[Excerpt from a dataset]
::::::::::

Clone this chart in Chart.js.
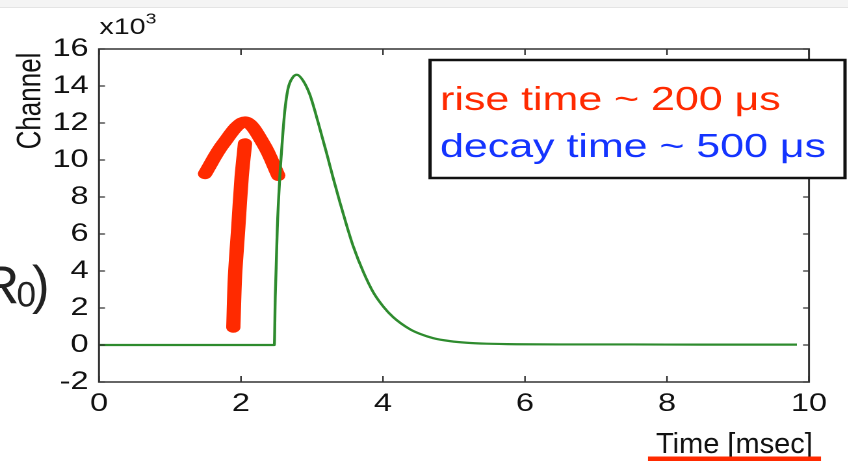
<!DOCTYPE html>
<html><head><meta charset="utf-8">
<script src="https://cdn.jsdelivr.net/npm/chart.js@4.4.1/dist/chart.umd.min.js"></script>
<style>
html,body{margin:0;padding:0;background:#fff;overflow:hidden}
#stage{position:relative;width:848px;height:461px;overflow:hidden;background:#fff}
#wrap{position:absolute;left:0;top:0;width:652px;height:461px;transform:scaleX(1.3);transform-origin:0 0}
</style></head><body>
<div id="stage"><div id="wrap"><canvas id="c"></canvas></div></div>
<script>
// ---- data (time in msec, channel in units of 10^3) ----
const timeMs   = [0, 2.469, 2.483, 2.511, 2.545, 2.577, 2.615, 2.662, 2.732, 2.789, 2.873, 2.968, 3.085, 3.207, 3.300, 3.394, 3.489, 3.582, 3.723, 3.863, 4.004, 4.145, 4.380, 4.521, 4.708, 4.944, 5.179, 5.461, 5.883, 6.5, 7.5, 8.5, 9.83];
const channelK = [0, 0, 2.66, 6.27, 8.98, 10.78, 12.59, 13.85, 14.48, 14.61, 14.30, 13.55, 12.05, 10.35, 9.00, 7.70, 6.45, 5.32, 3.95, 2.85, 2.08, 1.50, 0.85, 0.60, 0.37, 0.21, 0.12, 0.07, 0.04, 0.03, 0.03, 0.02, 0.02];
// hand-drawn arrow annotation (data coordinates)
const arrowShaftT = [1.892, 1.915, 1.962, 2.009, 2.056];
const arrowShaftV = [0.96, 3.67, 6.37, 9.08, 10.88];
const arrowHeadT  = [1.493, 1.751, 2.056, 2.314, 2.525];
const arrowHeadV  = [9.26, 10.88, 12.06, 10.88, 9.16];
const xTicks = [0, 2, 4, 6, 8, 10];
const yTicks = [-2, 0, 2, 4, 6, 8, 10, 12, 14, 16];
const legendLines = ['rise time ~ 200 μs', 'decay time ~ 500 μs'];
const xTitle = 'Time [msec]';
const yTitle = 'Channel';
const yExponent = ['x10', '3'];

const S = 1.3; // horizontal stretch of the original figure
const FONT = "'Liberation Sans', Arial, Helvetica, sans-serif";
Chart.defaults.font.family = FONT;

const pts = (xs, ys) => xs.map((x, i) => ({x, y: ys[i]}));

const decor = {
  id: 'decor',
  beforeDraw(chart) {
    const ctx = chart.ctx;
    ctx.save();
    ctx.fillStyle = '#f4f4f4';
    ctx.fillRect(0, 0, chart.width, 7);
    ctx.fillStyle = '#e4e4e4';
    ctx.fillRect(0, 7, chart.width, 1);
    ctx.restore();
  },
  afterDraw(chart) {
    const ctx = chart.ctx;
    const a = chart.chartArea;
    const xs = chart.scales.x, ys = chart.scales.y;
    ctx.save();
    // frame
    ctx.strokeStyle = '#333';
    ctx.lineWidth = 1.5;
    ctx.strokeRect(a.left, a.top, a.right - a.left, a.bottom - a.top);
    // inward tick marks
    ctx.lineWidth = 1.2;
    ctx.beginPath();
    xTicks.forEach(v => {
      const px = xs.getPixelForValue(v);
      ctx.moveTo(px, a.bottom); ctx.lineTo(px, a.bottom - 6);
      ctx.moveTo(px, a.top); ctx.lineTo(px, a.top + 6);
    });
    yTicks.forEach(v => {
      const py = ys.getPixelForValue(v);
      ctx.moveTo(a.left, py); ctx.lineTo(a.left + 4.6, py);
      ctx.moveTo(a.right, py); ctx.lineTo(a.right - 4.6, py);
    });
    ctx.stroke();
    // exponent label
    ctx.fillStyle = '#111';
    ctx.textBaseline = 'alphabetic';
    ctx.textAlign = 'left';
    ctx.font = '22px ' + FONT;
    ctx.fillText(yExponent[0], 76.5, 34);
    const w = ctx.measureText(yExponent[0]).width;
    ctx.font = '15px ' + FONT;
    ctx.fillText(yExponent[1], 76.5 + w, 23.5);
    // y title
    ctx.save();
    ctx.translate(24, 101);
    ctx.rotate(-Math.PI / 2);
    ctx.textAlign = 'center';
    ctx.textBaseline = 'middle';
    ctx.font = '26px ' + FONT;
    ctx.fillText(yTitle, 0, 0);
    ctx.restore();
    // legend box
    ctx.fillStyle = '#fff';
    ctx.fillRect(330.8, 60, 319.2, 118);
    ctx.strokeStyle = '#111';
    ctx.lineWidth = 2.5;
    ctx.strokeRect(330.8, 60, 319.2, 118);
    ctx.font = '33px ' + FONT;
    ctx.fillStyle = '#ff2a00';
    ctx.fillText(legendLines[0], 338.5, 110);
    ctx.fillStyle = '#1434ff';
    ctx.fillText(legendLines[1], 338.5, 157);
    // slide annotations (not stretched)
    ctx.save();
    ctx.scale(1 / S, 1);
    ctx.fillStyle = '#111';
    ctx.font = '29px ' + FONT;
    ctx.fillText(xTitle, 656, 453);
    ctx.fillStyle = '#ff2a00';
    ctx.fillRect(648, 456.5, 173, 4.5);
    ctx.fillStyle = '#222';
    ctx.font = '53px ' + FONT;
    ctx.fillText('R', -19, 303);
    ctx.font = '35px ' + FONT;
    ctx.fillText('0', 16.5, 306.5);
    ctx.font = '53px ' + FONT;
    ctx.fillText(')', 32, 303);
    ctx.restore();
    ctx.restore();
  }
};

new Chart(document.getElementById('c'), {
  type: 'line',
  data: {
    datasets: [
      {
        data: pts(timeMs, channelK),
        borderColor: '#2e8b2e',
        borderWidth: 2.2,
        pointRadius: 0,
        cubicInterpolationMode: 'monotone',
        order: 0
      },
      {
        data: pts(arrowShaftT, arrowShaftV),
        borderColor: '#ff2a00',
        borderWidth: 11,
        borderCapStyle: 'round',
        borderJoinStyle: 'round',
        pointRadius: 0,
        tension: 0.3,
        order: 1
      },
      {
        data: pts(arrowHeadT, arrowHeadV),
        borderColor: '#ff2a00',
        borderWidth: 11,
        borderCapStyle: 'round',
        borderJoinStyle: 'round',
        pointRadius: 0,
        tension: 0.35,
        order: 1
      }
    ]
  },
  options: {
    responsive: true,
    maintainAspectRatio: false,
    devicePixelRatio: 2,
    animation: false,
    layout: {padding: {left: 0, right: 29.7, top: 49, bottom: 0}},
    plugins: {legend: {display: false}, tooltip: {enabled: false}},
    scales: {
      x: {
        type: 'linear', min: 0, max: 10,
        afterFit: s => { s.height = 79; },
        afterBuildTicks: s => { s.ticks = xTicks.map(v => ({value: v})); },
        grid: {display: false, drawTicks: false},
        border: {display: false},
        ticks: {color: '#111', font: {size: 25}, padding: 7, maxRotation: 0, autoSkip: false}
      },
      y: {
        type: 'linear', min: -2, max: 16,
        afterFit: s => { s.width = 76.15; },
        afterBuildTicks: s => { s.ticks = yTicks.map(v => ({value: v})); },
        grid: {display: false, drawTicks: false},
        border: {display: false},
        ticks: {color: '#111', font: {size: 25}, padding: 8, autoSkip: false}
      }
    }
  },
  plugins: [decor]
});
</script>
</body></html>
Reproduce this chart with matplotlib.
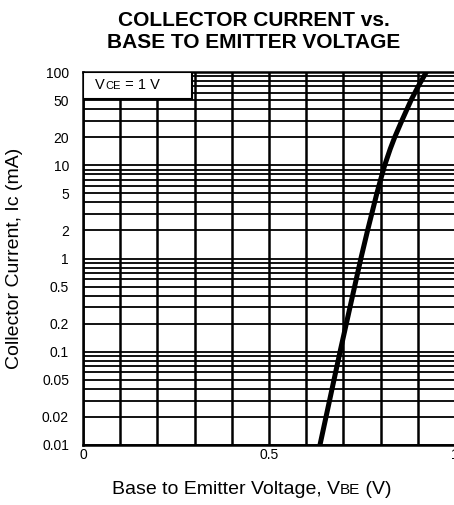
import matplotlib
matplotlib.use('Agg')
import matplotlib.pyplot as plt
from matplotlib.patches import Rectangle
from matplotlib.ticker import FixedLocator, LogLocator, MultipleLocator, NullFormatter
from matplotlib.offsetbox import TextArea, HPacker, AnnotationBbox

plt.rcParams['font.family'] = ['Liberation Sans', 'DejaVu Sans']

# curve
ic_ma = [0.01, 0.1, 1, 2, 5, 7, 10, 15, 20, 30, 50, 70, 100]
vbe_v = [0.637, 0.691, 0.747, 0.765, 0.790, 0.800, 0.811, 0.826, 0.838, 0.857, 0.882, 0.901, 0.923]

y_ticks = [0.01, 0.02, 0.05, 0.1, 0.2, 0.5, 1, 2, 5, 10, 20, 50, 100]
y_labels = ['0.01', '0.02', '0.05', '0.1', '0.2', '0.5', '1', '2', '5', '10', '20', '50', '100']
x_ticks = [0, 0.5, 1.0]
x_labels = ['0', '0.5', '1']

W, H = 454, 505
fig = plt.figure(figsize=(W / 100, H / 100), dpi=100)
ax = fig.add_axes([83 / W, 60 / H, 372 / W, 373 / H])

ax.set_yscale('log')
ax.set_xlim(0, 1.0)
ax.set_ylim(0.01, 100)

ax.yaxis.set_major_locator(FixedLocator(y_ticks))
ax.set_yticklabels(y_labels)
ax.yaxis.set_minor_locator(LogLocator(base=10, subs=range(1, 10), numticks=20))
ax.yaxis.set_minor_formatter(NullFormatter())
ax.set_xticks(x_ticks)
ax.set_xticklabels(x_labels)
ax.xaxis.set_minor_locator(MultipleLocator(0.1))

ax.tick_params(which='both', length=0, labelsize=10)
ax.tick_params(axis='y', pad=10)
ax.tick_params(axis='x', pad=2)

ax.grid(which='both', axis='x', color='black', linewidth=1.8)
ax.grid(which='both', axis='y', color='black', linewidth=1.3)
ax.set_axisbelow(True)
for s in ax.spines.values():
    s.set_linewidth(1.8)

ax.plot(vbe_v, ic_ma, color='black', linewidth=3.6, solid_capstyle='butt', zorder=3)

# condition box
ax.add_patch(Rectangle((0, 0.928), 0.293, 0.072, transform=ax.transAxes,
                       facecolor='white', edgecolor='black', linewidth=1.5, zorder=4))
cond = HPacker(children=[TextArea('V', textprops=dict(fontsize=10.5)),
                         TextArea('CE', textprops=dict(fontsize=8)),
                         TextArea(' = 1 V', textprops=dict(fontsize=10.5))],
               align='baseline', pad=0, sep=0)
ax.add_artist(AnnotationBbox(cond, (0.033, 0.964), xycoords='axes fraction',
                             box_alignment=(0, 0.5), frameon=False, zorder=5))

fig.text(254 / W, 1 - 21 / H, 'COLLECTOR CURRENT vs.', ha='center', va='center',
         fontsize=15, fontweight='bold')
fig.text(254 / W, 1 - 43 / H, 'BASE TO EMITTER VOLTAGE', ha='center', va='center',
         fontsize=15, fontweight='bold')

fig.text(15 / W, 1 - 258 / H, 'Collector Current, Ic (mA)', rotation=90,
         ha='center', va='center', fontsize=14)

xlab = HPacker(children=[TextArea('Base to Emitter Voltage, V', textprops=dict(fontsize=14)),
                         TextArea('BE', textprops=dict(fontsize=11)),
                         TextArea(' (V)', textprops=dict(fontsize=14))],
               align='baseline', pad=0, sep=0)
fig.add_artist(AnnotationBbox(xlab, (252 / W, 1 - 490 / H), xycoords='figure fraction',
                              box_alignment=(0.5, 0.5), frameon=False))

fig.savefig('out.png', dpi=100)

::::::::::

→ **Exercise brief**: All lines above from the one containing "Reproduce this chart with matplotlib." through the one containing "plt.rcParams['font.family'] = ['Liberation" are to be quoted exactly, and only those; pictures are left out.

→ **Solution**:
Reproduce this chart with matplotlib.
import matplotlib
matplotlib.use('Agg')
import matplotlib.pyplot as plt
from matplotlib.patches import Rectangle
from matplotlib.ticker import FixedLocator, LogLocator, MultipleLocator, NullFormatter
from matplotlib.offsetbox import TextArea, HPacker, AnnotationBbox

plt.rcParams['font.family'] = ['Liberation Sans', 'DejaVu Sans']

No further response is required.